Speaking of ignoring NuWho, let's talk about Gallifrey. After Davies boldly destroyed the Doctor's home planet at the beginning of the 2005 revival, and Moffat brought it back again with his usual frustrating timey-wimey hijinks, Chibnall has gone and burned Gallifrey to the ground. I'm not too gutted at this destruction — Gallifrey has rarely been relevant until the writers want it to be — but it does give us so much potential for Whittaker to expand beyond her wide-eyed performance. Her broken and dead-eyed reaction to seeing Gallifrey burning after the Master destroyed it is stunning, as is her brushing off of her companions' concerns at her being so quiet. The reintroduction of the "timeless child" is an intriguing season-long arc that has been building since last season, even if its premise of being related to something "built deep" in the Master and Doctor's memories, once again flouts all the canon from recent Doctor Who seasons. But despite my qualms with Chibnall's increasing determination to wipe the slate clean and start anew, this was a promising and energetic premiere for season 12 that actually hints at a return to the cheesy, silly, heartwrenching Doctor Who we know and love.

Tidbits in Time and Space

  • "The Marvelous Apparating Man — lady" — I love the continuous mistakes that the Doctor makes over her gender
  • "Kneel" — been watching Fleabag, have you Chibnall?

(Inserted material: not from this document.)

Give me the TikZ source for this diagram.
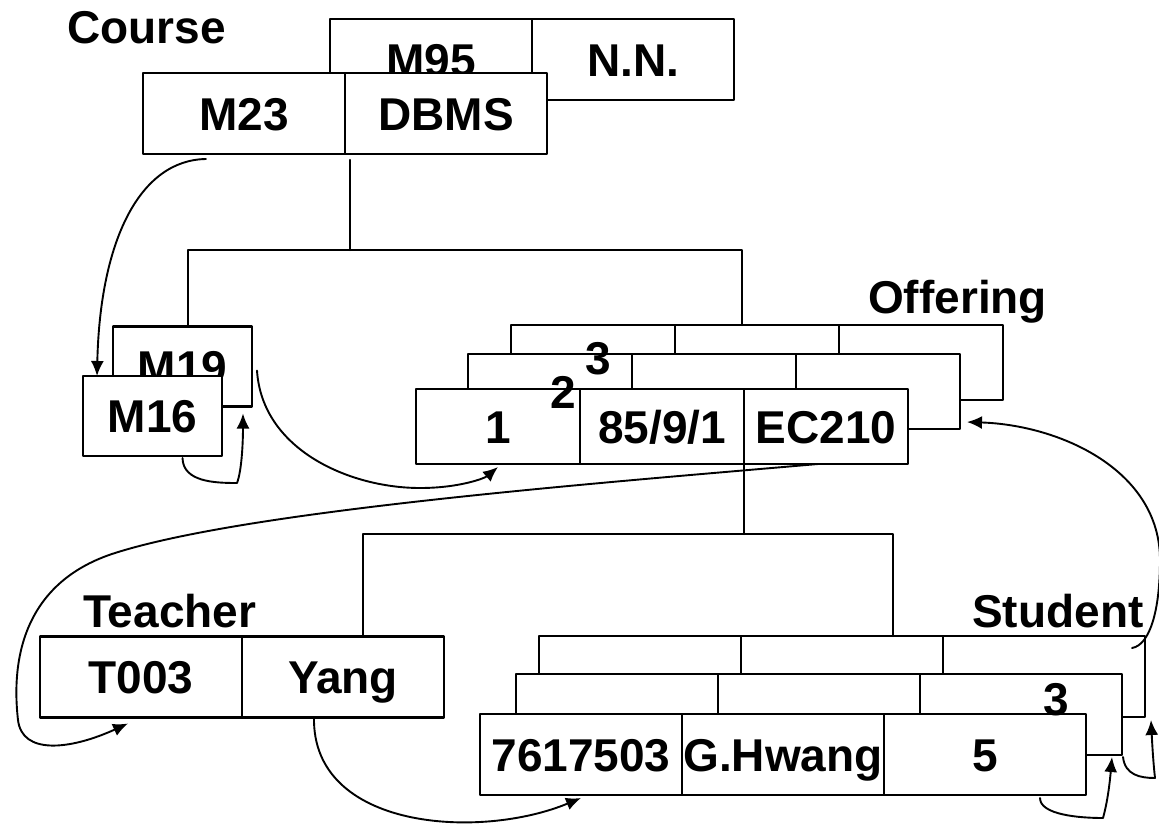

  • The telepathy between the Doctor and the Master is a nice callback to Classic Who.
  • The Kasaavin seemed like a missed opportunity to be a Cyberman reveal. I mean, all the elements were there! The "upgrading" of humanity to be glorified computers, the humanoid shape of the figures. Yes, I know Chibnall is determined to introduce only new monsters, but thus far, his monsters are boring.
  • This is the most successful that Chibnall has been at inserting historical figures into his time-travel adventures. I still remember the cringeworthy use of Nefertiti in "Dinosaurs on a Spaceship," Chibnall.
  • The montage of the Doctor formulating her plane escape has a Bill and Ted-style irreverence that is a bit out of sorts with this episode, but still fun to watch.